--- BEGIN ---
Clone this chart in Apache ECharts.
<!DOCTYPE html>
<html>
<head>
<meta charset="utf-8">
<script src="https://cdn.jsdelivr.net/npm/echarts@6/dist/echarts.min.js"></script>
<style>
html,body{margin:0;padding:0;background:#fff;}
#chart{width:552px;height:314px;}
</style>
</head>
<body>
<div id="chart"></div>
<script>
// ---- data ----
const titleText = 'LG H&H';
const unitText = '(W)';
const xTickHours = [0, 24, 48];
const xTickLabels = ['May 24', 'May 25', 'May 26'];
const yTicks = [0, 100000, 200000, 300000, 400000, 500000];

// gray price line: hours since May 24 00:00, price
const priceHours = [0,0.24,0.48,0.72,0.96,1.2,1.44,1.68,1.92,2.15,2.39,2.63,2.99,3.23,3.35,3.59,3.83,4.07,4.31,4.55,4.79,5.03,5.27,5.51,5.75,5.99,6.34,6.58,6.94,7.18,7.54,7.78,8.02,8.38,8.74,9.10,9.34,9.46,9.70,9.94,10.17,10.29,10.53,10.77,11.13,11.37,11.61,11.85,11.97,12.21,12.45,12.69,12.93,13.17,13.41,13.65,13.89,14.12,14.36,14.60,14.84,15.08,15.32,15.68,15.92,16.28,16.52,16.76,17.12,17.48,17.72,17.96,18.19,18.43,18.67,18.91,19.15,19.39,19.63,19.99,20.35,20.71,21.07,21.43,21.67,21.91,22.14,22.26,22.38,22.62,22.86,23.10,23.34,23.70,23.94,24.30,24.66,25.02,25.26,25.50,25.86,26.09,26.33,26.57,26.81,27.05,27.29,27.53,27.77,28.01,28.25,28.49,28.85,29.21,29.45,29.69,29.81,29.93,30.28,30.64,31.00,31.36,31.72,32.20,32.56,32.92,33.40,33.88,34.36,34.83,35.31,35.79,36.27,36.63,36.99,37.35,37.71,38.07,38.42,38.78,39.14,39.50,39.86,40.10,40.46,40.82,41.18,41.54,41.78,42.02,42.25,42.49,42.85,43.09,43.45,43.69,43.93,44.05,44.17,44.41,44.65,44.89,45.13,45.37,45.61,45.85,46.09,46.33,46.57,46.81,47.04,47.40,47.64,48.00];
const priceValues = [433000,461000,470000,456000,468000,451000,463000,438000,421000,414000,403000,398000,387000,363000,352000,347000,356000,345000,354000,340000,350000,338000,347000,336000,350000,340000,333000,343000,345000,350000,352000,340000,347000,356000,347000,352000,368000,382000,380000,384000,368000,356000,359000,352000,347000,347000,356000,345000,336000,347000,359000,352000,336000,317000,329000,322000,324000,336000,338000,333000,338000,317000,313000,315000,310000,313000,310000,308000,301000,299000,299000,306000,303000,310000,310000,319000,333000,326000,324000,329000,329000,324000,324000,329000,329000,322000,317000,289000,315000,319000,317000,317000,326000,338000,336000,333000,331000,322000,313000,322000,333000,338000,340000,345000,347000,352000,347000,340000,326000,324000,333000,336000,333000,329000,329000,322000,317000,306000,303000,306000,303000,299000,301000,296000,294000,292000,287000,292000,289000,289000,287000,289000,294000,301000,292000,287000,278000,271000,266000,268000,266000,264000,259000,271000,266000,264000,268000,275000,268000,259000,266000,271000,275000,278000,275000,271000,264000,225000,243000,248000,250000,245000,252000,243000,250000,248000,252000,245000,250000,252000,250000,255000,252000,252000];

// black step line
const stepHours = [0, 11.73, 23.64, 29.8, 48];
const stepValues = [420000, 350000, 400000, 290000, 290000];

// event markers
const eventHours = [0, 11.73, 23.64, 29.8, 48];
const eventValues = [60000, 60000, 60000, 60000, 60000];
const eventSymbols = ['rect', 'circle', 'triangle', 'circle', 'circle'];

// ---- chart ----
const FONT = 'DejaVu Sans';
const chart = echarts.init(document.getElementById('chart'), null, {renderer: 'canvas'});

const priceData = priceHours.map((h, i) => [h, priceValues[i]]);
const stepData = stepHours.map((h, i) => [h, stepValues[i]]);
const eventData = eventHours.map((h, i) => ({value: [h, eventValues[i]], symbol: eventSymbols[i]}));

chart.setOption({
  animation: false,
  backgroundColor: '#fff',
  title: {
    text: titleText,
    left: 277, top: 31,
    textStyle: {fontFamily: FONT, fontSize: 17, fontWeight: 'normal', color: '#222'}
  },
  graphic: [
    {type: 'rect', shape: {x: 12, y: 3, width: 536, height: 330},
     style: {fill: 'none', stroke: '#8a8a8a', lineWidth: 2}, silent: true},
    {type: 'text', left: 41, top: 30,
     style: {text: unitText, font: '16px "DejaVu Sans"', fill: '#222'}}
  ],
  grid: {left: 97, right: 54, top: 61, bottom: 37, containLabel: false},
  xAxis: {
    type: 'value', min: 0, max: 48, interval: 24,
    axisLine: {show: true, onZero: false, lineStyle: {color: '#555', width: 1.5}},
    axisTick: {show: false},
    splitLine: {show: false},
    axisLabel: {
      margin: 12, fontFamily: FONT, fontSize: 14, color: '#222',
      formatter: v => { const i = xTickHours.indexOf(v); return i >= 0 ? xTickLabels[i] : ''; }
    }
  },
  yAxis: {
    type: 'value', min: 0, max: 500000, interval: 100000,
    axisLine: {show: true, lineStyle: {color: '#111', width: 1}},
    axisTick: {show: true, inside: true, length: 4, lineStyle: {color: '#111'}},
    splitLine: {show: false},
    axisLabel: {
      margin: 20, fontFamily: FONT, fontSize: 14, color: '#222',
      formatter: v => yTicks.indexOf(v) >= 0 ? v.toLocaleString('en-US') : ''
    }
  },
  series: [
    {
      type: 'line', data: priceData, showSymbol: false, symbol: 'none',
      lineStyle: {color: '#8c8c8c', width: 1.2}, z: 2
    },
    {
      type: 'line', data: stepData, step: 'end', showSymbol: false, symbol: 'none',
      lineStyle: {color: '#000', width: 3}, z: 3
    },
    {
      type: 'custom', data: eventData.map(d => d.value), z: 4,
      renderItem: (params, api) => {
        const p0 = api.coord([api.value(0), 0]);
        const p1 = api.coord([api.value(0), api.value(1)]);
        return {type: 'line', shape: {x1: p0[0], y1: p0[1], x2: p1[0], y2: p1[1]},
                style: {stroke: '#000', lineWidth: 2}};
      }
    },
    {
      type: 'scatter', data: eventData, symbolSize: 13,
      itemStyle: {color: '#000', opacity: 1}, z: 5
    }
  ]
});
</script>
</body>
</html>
--- END ---
WHAT IS EXPECTED:
Working from the material above, retype it in its entirety without change.

RESPONSE TO THIS TASK:
Clone this chart in Apache ECharts.
<!DOCTYPE html>
<html>
<head>
<meta charset="utf-8">
<script src="https://cdn.jsdelivr.net/npm/echarts@6/dist/echarts.min.js"></script>
<style>
html,body{margin:0;padding:0;background:#fff;}
#chart{width:552px;height:314px;}
</style>
</head>
<body>
<div id="chart"></div>
<script>
// ---- data ----
const titleText = 'LG H&H';
const unitText = '(W)';
const xTickHours = [0, 24, 48];
const xTickLabels = ['May 24', 'May 25', 'May 26'];
const yTicks = [0, 100000, 200000, 300000, 400000, 500000];

// gray price line: hours since May 24 00:00, price
const priceHours = [0,0.24,0.48,0.72,0.96,1.2,1.44,1.68,1.92,2.15,2.39,2.63,2.99,3.23,3.35,3.59,3.83,4.07,4.31,4.55,4.79,5.03,5.27,5.51,5.75,5.99,6.34,6.58,6.94,7.18,7.54,7.78,8.02,8.38,8.74,9.10,9.34,9.46,9.70,9.94,10.17,10.29,10.53,10.77,11.13,11.37,11.61,11.85,11.97,12.21,12.45,12.69,12.93,13.17,13.41,13.65,13.89,14.12,14.36,14.60,14.84,15.08,15.32,15.68,15.92,16.28,16.52,16.76,17.12,17.48,17.72,17.96,18.19,18.43,18.67,18.91,19.15,19.39,19.63,19.99,20.35,20.71,21.07,21.43,21.67,21.91,22.14,22.26,22.38,22.62,22.86,23.10,23.34,23.70,23.94,24.30,24.66,25.02,25.26,25.50,25.86,26.09,26.33,26.57,26.81,27.05,27.29,27.53,27.77,28.01,28.25,28.49,28.85,29.21,29.45,29.69,29.81,29.93,30.28,30.64,31.00,31.36,31.72,32.20,32.56,32.92,33.40,33.88,34.36,34.83,35.31,35.79,36.27,36.63,36.99,37.35,37.71,38.07,38.42,38.78,39.14,39.50,39.86,40.10,40.46,40.82,41.18,41.54,41.78,42.02,42.25,42.49,42.85,43.09,43.45,43.69,43.93,44.05,44.17,44.41,44.65,44.89,45.13,45.37,45.61,45.85,46.09,46.33,46.57,46.81,47.04,47.40,47.64,48.00];
const priceValues = [433000,461000,470000,456000,468000,451000,463000,438000,421000,414000,403000,398000,387000,363000,352000,347000,356000,345000,354000,340000,350000,338000,347000,336000,350000,340000,333000,343000,345000,350000,352000,340000,347000,356000,347000,352000,368000,382000,380000,384000,368000,356000,359000,352000,347000,347000,356000,345000,336000,347000,359000,352000,336000,317000,329000,322000,324000,336000,338000,333000,338000,317000,313000,315000,310000,313000,310000,308000,301000,299000,299000,306000,303000,310000,310000,319000,333000,326000,324000,329000,329000,324000,324000,329000,329000,322000,317000,289000,315000,319000,317000,317000,326000,338000,336000,333000,331000,322000,313000,322000,333000,338000,340000,345000,347000,352000,347000,340000,326000,324000,333000,336000,333000,329000,329000,322000,317000,306000,303000,306000,303000,299000,301000,296000,294000,292000,287000,292000,289000,289000,287000,289000,294000,301000,292000,287000,278000,271000,266000,268000,266000,264000,259000,271000,266000,264000,268000,275000,268000,259000,266000,271000,275000,278000,275000,271000,264000,225000,243000,248000,250000,245000,252000,243000,250000,248000,252000,245000,250000,252000,250000,255000,252000,252000];

// black step line
const stepHours = [0, 11.73, 23.64, 29.8, 48];
const stepValues = [420000, 350000, 400000, 290000, 290000];

// event markers
const eventHours = [0, 11.73, 23.64, 29.8, 48];
const eventValues = [60000, 60000, 60000, 60000, 60000];
const eventSymbols = ['rect', 'circle', 'triangle', 'circle', 'circle'];

// ---- chart ----
const FONT = 'DejaVu Sans';
const chart = echarts.init(document.getElementById('chart'), null, {renderer: 'canvas'});

const priceData = priceHours.map((h, i) => [h, priceValues[i]]);
const stepData = stepHours.map((h, i) => [h, stepValues[i]]);
const eventData = eventHours.map((h, i) => ({value: [h, eventValues[i]], symbol: eventSymbols[i]}));

chart.setOption({
  animation: false,
  backgroundColor: '#fff',
  title: {
    text: titleText,
    left: 277, top: 31,
    textStyle: {fontFamily: FONT, fontSize: 17, fontWeight: 'normal', color: '#222'}
  },
  graphic: [
    {type: 'rect', shape: {x: 12, y: 3, width: 536, height: 330},
     style: {fill: 'none', stroke: '#8a8a8a', lineWidth: 2}, silent: true},
    {type: 'text', left: 41, top: 30,
     style: {text: unitText, font: '16px "DejaVu Sans"', fill: '#222'}}
  ],
  grid: {left: 97, right: 54, top: 61, bottom: 37, containLabel: false},
  xAxis: {
    type: 'value', min: 0, max: 48, interval: 24,
    axisLine: {show: true, onZero: false, lineStyle: {color: '#555', width: 1.5}},
    axisTick: {show: false},
    splitLine: {show: false},
    axisLabel: {
      margin: 12, fontFamily: FONT, fontSize: 14, color: '#222',
      formatter: v => { const i = xTickHours.indexOf(v); return i >= 0 ? xTickLabels[i] : ''; }
    }
  },
  yAxis: {
    type: 'value', min: 0, max: 500000, interval: 100000,
    axisLine: {show: true, lineStyle: {color: '#111', width: 1}},
    axisTick: {show: true, inside: true, length: 4, lineStyle: {color: '#111'}},
    splitLine: {show: false},
    axisLabel: {
      margin: 20, fontFamily: FONT, fontSize: 14, color: '#222',
      formatter: v => yTicks.indexOf(v) >= 0 ? v.toLocaleString('en-US') : ''
    }
  },
  series: [
    {
      type: 'line', data: priceData, showSymbol: false, symbol: 'none',
      lineStyle: {color: '#8c8c8c', width: 1.2}, z: 2
    },
    {
      type: 'line', data: stepData, step: 'end', showSymbol: false, symbol: 'none',
      lineStyle: {color: '#000', width: 3}, z: 3
    },
    {
      type: 'custom', data: eventData.map(d => d.value), z: 4,
      renderItem: (params, api) => {
        const p0 = api.coord([api.value(0), 0]);
        const p1 = api.coord([api.value(0), api.value(1)]);
        return {type: 'line', shape: {x1: p0[0], y1: p0[1], x2: p1[0], y2: p1[1]},
                style: {stroke: '#000', lineWidth: 2}};
      }
    },
    {
      type: 'scatter', data: eventData, symbolSize: 13,
      itemStyle: {color: '#000', opacity: 1}, z: 5
    }
  ]
});
</script>
</body>
</html>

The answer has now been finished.